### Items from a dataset
◆ ◆ ◆ ◆

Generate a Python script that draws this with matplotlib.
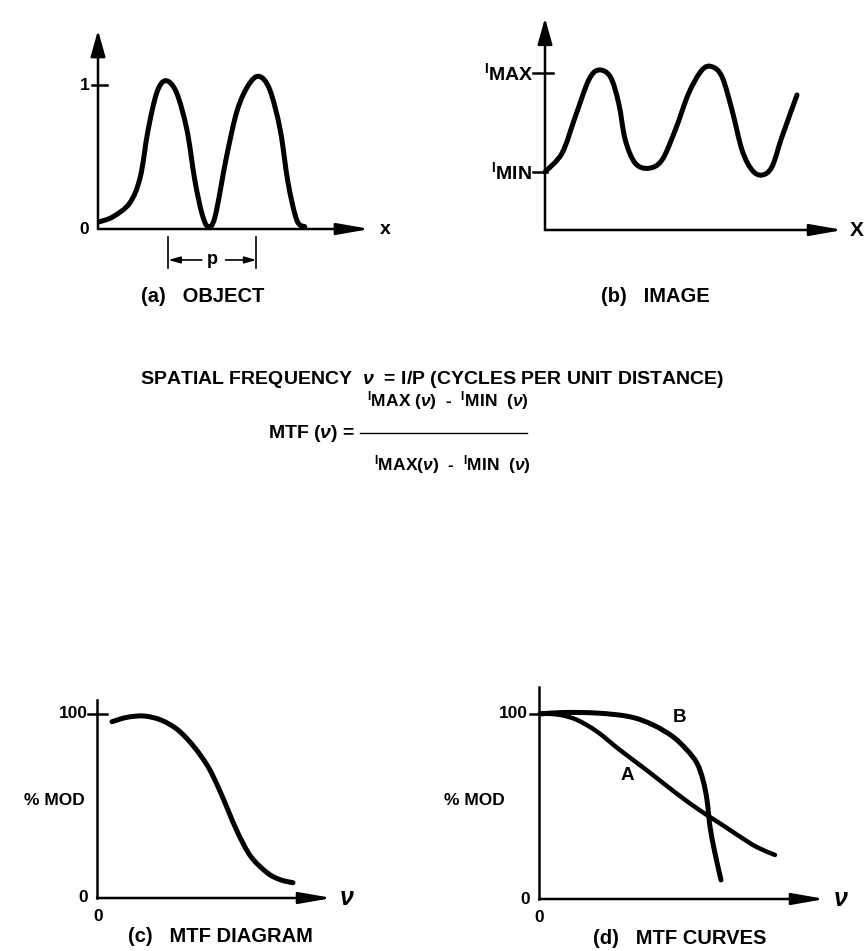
import matplotlib
matplotlib.use("Agg")
import matplotlib.pyplot as plt
from matplotlib.lines import Line2D
from matplotlib.path import Path
from matplotlib.patches import PathPatch

plt.rcParams['font.family'] = ['Liberation Sans', 'DejaVu Sans']
plt.rcParams['font.weight'] = 'bold'
plt.rcParams['mathtext.fontset'] = 'custom'
plt.rcParams['mathtext.rm'] = 'Liberation Sans:bold'
plt.rcParams['mathtext.it'] = 'Liberation Sans:italic:bold'
plt.rcParams['mathtext.bf'] = 'Liberation Sans:bold'

# (a) object: intensity vs position (x in units of the period p)
obj_x = [0.015, 0.17, 0.36, 0.48, 0.57, 0.67, 0.77, 0.89, 1.01, 1.10, 1.18, 1.25,
         1.33, 1.46, 1.58, 1.71, 1.83, 1.95, 2.07, 2.16, 2.26, 2.35]
obj_y = [0.05, 0.085, 0.18, 0.36, 0.69, 0.95, 1.03, 0.95, 0.69, 0.34, 0.11, 0.016,
         0.085, 0.50, 0.82, 1.0, 1.06, 0.97, 0.69, 0.32, 0.06, 0.016]
p_bounds = [0.80, 1.80]

# (b) image: intensity relative to I_MAX
img_x = [0.0, 0.17, 0.303, 0.437, 0.537, 0.653, 0.737, 0.803, 0.903, 1.037, 1.17, 1.303,
         1.437, 1.57, 1.67, 1.77, 1.87, 1.97, 2.07, 2.17, 2.27, 2.37, 2.52]
img_y = [0.37, 0.489, 0.722, 0.955, 1.019, 0.976, 0.807, 0.573, 0.425, 0.393, 0.446, 0.637,
         0.871, 1.019, 1.04, 0.976, 0.764, 0.51, 0.382, 0.35, 0.403, 0.594, 0.86]
i_max, i_min = 1.0, 0.37

# (c) MTF diagram: % modulation vs spatial frequency
mtf_x = [0.15, 0.30, 0.47, 0.64, 0.81, 0.97, 1.11, 1.21, 1.31, 1.41, 1.54, 1.71, 1.84, 1.96]
mtf_y = [95.8, 98.2, 98.9, 96.7, 91.3, 82.2, 71.4, 60.5, 47.8, 35.2, 22.4, 13.4, 9.8, 8.3]

# (d) MTF curves A and B
b_x = [0.01, 0.24, 0.58, 0.91, 1.14, 1.34, 1.48, 1.58, 1.64, 1.68, 1.71, 1.76, 1.82]
b_y = [100, 100.8, 100.5, 98.5, 94.1, 87.7, 80.5, 73.4, 64.3, 53.5, 39.1, 24.7, 10.3]
a_x = [0.01, 0.21, 0.38, 0.58, 0.81, 1.08, 1.34, 1.54, 1.69, 1.84, 2.01, 2.18, 2.36]
a_y = [100.4, 99.5, 96.8, 90.5, 80.5, 69.5, 58.5, 50.5, 45.0, 39.8, 33.7, 28.0, 23.8]

W, H = 868, 951
fig = plt.figure(figsize=(W / 100, H / 100), dpi=100)


def fx(px):
    return px / W


def fy(py):
    return 1 - py / H


def panel(ox, oy, sx, sy, xlim, ylim):
    # axes whose data origin sits at pixel (ox, oy)
    left = ox + xlim[0] * sx
    right = ox + xlim[1] * sx
    top = oy - ylim[1] * sy
    bottom = oy - ylim[0] * sy
    ax = fig.add_axes([fx(left), fy(bottom), (right - left) / W, (bottom - top) / H])
    ax.set_xlim(xlim)
    ax.set_ylim(ylim)
    ax.axis('off')
    return ax


def arrow(ax, start, tip, hl=2.0, hw=0.35):
    ax.annotate('', xy=tip, xytext=start, annotation_clip=False,
                arrowprops=dict(arrowstyle=f'-|>,head_length={hl},head_width={hw}',
                                lw=1.8, color='black', shrinkA=0, shrinkB=0))


def smooth(ax, xs, ys, lw=3.6):
    # smooth stroke through the read points (Catmull-Rom as cubic Beziers)
    pts = list(zip(xs, ys))
    n = len(pts)
    verts = [pts[0]]
    codes = [Path.MOVETO]
    for i in range(n - 1):
        p0 = pts[i - 1] if i > 0 else pts[i]
        p1, p2 = pts[i], pts[i + 1]
        p3 = pts[i + 2] if i + 2 < n else pts[i + 1]
        c1 = (p1[0] + (p2[0] - p0[0]) / 6, p1[1] + (p2[1] - p0[1]) / 6)
        c2 = (p2[0] - (p3[0] - p1[0]) / 6, p2[1] - (p3[1] - p1[1]) / 6)
        verts += [c1, c2, p2]
        codes += [Path.CURVE4] * 3
    ax.add_patch(PathPatch(Path(verts, codes), fill=False, lw=lw, edgecolor='black',
                           capstyle='round', joinstyle='round', clip_on=False))


axis_kw = dict(color='black', lw=1.8, clip_on=False)
CAP = 14.5

# ---- (a) OBJECT
ax = panel(98, 229, 88, 144, (-0.3, 3.3), (-0.6, 1.45))
arrow(ax, (0, 0), (3.09, 0))
arrow(ax, (0, 0), (0, 1.38), hl=1.6, hw=0.45)
ax.plot([-0.07, 0.10], [1, 1], **axis_kw)
smooth(ax, obj_x, obj_y)
ax.text(-0.1, 1, '1', ha='right', va='center', fontsize=12.5)
ax.text(-0.1, 0, '0', ha='right', va='center', fontsize=12.5)
ax.text(3.2, 0, 'x', ha='left', va='center', fontsize=14)
for xb in p_bounds:
    ax.plot([xb, xb], [-0.056, -0.27], color='black', lw=1.2, clip_on=False)
ax.annotate('', xy=(p_bounds[0], -0.215), xytext=(1.18, -0.215), annotation_clip=False,
            arrowprops=dict(arrowstyle='-|>,head_length=0.7,head_width=0.2', lw=1.2, color='black',
                            shrinkA=0, shrinkB=0))
ax.annotate('', xy=(p_bounds[1], -0.215), xytext=(1.45, -0.215), annotation_clip=False,
            arrowprops=dict(arrowstyle='-|>,head_length=0.7,head_width=0.2', lw=1.2, color='black',
                            shrinkA=0, shrinkB=0))
ax.text(1.3, -0.215, 'p', ha='center', va='center', fontsize=13)
fig.text(fx(203), fy(297), '(a)   OBJECT', ha='center', va='center', fontsize=CAP)

# ---- (b) IMAGE
ax = panel(545, 230, 100, 157, (-0.8, 3.2), (-0.3, 1.4))
arrow(ax, (0, 0), (2.98, 0))
arrow(ax, (0, 0), (0, 1.35), hl=1.6, hw=0.45)
ax.plot([-0.12, 0.08], [i_max, i_max], **axis_kw)
ax.plot([-0.12, 0.02], [i_min, i_min], **axis_kw)
smooth(ax, img_x, img_y)
ax.text(-0.11, i_max, r'$^{\mathrm{I}}$MAX', ha='right', va='center', fontsize=14)
ax.text(-0.13, i_min, r'$^{\mathrm{I}}$MIN', ha='right', va='center', fontsize=14)
ax.text(3.05, 0, 'X', ha='left', va='center', fontsize=15)
fig.text(fx(655), fy(297), '(b)   IMAGE', ha='center', va='center', fontsize=CAP)

# ---- title and formula
fig.text(fx(432), fy(380), r'SPATIAL FREQUENCY  $\nu$  = I/P (CYCLES PER UNIT DISTANCE)',
         ha='center', va='center', fontsize=14)
fig.text(fx(355), fy(433), r'MTF ($\nu$) =', ha='right', va='center', fontsize=14)
fig.add_artist(Line2D([fx(360), fx(527)], [fy(433), fy(433)], color='black', lw=1.0))
fig.text(fx(448), fy(401), r'$^{\mathrm{I}}$MAX ($\nu$)  -  $^{\mathrm{I}}$MIN  ($\nu$)',
         ha='center', va='center', fontsize=12.5)
fig.text(fx(452), fy(465), r'$^{\mathrm{I}}$MAX($\nu$)  -  $^{\mathrm{I}}$MIN  ($\nu$)',
         ha='center', va='center', fontsize=12.5)

# ---- (c) MTF DIAGRAM
ax = panel(97, 898, 100, 1.84, (-0.6, 2.6), (-25, 112))
arrow(ax, (0, 0), (2.35, 0))
ax.plot([0, 0], [0, 107.6], **axis_kw)
ax.plot([-0.09, 0.10], [100, 100], **axis_kw)
smooth(ax, mtf_x, mtf_y)
ax.text(-0.09, 100, '100', ha='right', va='center', fontsize=12.5)
ax.text(-0.12, 53, '% MOD', ha='right', va='center', fontsize=12.5)
ax.text(-0.09, 0, '0', ha='right', va='center', fontsize=12.5)
ax.text(0.01, -10, '0', ha='center', va='center', fontsize=12.5)
ax.text(2.42, 0, r'$\nu$', ha='left', va='center', fontsize=18)
fig.text(fx(220), fy(937), '(c)   MTF DIAGRAM', ha='center', va='center', fontsize=CAP)

# ---- (d) MTF CURVES
ax = panel(539, 899, 100, 1.85, (-1.0, 3.2), (-25, 118))
arrow(ax, (0, 0), (2.86, 0))
ax.plot([0, 0], [0, 114.6], **axis_kw)
ax.plot([-0.09, 0.0], [100, 100], **axis_kw)
smooth(ax, b_x, b_y)
smooth(ax, a_x, a_y, lw=3.2)
ax.text(1.41, 98, 'B', ha='center', va='center', fontsize=13.5)
ax.text(0.88, 67, 'A', ha='center', va='center', fontsize=13.5)
ax.text(-0.11, 100, '100', ha='right', va='center', fontsize=12.5)
ax.text(-0.34, 53, '% MOD', ha='right', va='center', fontsize=12.5)
ax.text(-0.09, 0, '0', ha='right', va='center', fontsize=12.5)
ax.text(0.0, -10, '0', ha='center', va='center', fontsize=12.5)
ax.text(2.94, 0, r'$\nu$', ha='left', va='center', fontsize=18)
fig.text(fx(680), fy(938), '(d)   MTF CURVES', ha='center', va='center', fontsize=CAP)

fig.savefig('out.png', dpi=100, facecolor='white')
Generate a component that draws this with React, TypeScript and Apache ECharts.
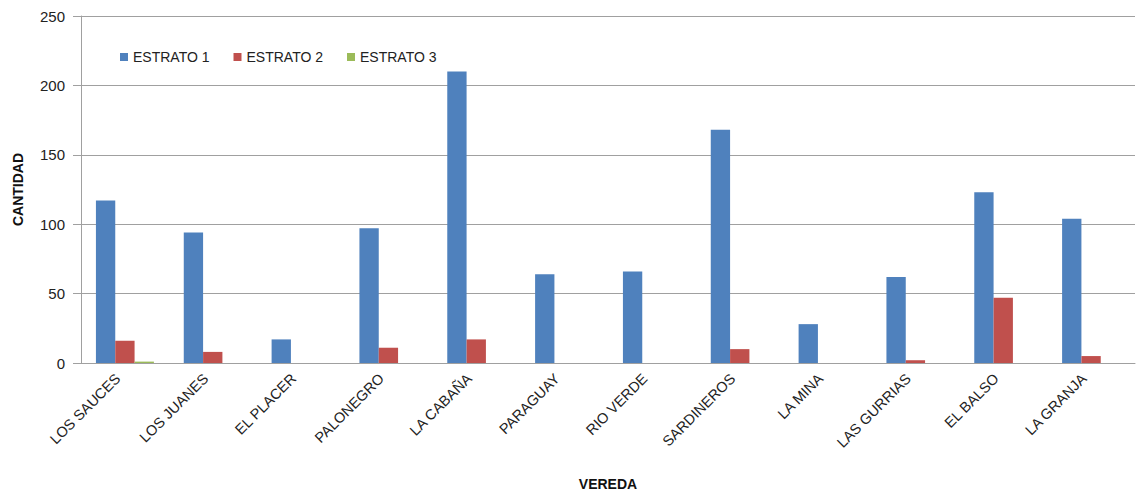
import React, { useEffect, useRef } from "react";
import * as echarts from "echarts";

const categories = [
  "LOS SAUCES", "LOS JUANES", "EL PLACER", "PALONEGRO", "LA CABAÑA", "PARAGUAY",
  "RIO VERDE", "SARDINEROS", "LA MINA", "LAS GURRIAS", "EL BALSO", "LA GRANJA",
];
const estrato1 = [117, 94, 17, 97, 210, 64, 66, 168, 28, 62, 123, 104];
const estrato2 = [16, 8, 0, 11, 17, 0, 0, 10, 0, 2, 47, 5];
const estrato3 = [1, 0, 0, 0, 0, 0, 0, 0, 0, 0, 0, 0];
const seriesNames = ["ESTRATO 1", "ESTRATO 2", "ESTRATO 3"];
const colors = ["#4F81BD", "#C0504D", "#9BBB59"];

const FONT = "'Liberation Sans', Arial, sans-serif";

export default function App() {
  const ref = useRef<HTMLDivElement>(null);
  useEffect(() => {
    if (!ref.current) return;
    const chart = echarts.init(ref.current, null, { renderer: "svg" });
    const data = [estrato1, estrato2, estrato3];
    chart.setOption({
      animation: false,
      backgroundColor: "#ffffff",
      textStyle: { fontFamily: FONT },
      grid: { left: 81, right: 3, top: 16, bottom: 128, containLabel: false, outerBoundsMode: "none" },
      legend: {
        left: 115,
        top: 45,
        icon: "rect",
        itemWidth: 8,
        itemHeight: 8,
        itemGap: 24,
        textStyle: { fontSize: 14, color: "#222", fontFamily: FONT },
        data: seriesNames,
      },
      xAxis: {
        type: "category",
        data: categories,
        name: "VEREDA",
        nameLocation: "middle",
        nameGap: 114,
        nameTextStyle: { fontSize: 14, fontWeight: "bold", color: "#111", fontFamily: FONT },
        axisLine: { show: true, lineStyle: { color: "#a0a0a0", width: 1 } },
        axisTick: { show: false },
        axisLabel: {
          rotate: 45, fontSize: 14.5, color: "#222", margin: 6, interval: 0,
          padding: [0, 10, 0, 0], fontFamily: FONT,
        },
      },
      yAxis: {
        type: "value",
        min: 0,
        max: 250,
        interval: 50,
        name: "CANTIDAD",
        nameLocation: "middle",
        nameGap: 56,
        nameTextStyle: { fontSize: 14, fontWeight: "bold", color: "#111", fontFamily: FONT },
        axisLine: { show: true, lineStyle: { color: "#a0a0a0", width: 1 } },
        axisTick: { show: true, length: 8, lineStyle: { color: "#a0a0a0" } },
        axisLabel: { fontSize: 15, color: "#222", margin: 16, fontFamily: FONT },
        splitLine: { show: true, lineStyle: { color: "#a0a0a0", width: 1 } },
      },
      series: seriesNames.map((name, i) => ({
        name,
        type: "bar",
        data: data[i],
        barGap: "0%",
        barCategoryGap: "34%",
        itemStyle: { color: colors[i] },
      })),
    });
    return () => chart.dispose();
  }, []);
  return (
    <div
      ref={ref}
      style={{ position: "fixed", left: 0, top: 0, width: 1138, height: 491, background: "#fff" }}
    />
  );
}
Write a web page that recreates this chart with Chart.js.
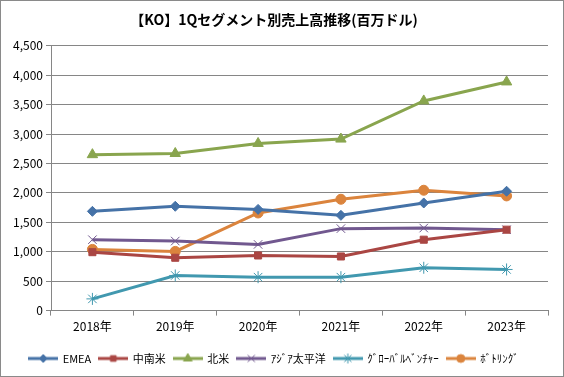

◆ ◆ ◆ ◆

### What is asked
Above are the records; repeat their lines from the first through the line containing "from matplotlib.patches import PathPatch", and leave out each picture.

### Exercise output
Generate a Python script that draws this with matplotlib.
import matplotlib
matplotlib.use("Agg")
import matplotlib.pyplot as plt
from matplotlib.lines import Line2D
from matplotlib.path import Path
from matplotlib.patches import PathPatch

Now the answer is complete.